▸ **DATASET ENTRIES**:

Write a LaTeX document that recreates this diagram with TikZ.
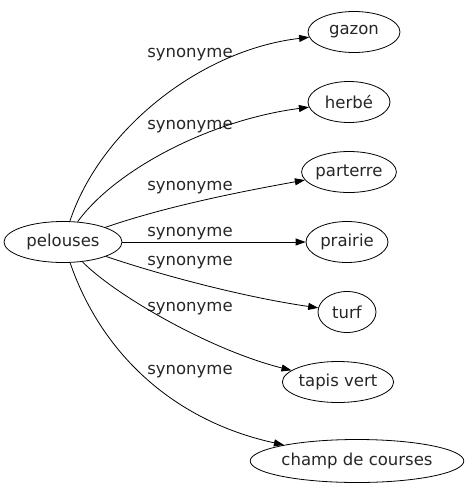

...

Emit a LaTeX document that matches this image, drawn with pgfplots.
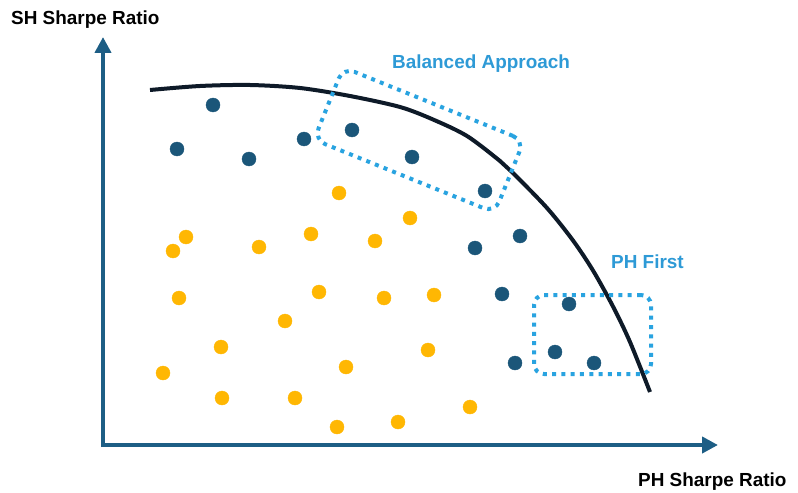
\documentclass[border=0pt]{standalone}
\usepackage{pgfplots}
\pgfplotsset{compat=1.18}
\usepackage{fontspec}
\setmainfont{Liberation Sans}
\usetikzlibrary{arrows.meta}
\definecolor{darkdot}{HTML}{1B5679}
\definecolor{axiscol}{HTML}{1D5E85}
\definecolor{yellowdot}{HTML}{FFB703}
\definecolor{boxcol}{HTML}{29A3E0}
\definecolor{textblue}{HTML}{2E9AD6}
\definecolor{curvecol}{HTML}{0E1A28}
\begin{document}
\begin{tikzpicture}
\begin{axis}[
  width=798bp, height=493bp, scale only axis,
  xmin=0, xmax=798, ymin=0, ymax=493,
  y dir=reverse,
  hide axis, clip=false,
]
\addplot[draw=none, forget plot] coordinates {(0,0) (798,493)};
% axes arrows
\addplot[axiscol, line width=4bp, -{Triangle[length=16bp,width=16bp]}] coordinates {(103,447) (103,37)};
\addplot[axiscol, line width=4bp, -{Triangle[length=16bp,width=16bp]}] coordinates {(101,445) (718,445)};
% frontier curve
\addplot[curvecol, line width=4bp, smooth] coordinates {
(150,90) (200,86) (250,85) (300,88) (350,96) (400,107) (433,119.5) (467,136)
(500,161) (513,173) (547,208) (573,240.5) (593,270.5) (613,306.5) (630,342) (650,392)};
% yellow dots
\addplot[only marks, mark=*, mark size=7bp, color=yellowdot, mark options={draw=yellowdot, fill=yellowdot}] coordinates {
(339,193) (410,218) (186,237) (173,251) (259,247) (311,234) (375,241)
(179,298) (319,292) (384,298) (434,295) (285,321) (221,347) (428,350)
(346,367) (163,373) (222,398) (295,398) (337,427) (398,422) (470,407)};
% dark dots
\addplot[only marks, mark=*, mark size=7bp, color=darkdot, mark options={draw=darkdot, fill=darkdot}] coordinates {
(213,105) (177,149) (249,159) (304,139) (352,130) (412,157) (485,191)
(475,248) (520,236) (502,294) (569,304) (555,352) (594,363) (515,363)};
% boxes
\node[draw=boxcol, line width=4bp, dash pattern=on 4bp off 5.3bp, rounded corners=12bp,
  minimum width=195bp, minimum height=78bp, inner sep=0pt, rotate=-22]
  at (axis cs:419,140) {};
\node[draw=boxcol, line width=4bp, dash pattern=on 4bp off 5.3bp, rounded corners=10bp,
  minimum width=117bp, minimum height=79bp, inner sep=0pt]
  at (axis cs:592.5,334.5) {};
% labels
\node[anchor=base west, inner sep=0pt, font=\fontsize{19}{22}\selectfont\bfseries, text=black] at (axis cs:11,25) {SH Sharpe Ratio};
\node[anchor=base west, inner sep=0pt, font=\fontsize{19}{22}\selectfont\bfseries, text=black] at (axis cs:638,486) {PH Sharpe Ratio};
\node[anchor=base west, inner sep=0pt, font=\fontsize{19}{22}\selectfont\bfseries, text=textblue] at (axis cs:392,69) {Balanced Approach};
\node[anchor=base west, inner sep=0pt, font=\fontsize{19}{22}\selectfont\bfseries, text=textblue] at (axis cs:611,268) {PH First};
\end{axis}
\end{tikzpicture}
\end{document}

▸ **GOAL**: Looking at the data above, show all lines where the word "this" occurs.

▸ **RESPONSE**:
Write a LaTeX document that recreates this diagram with TikZ.
Emit a LaTeX document that matches this image, drawn with pgfplots.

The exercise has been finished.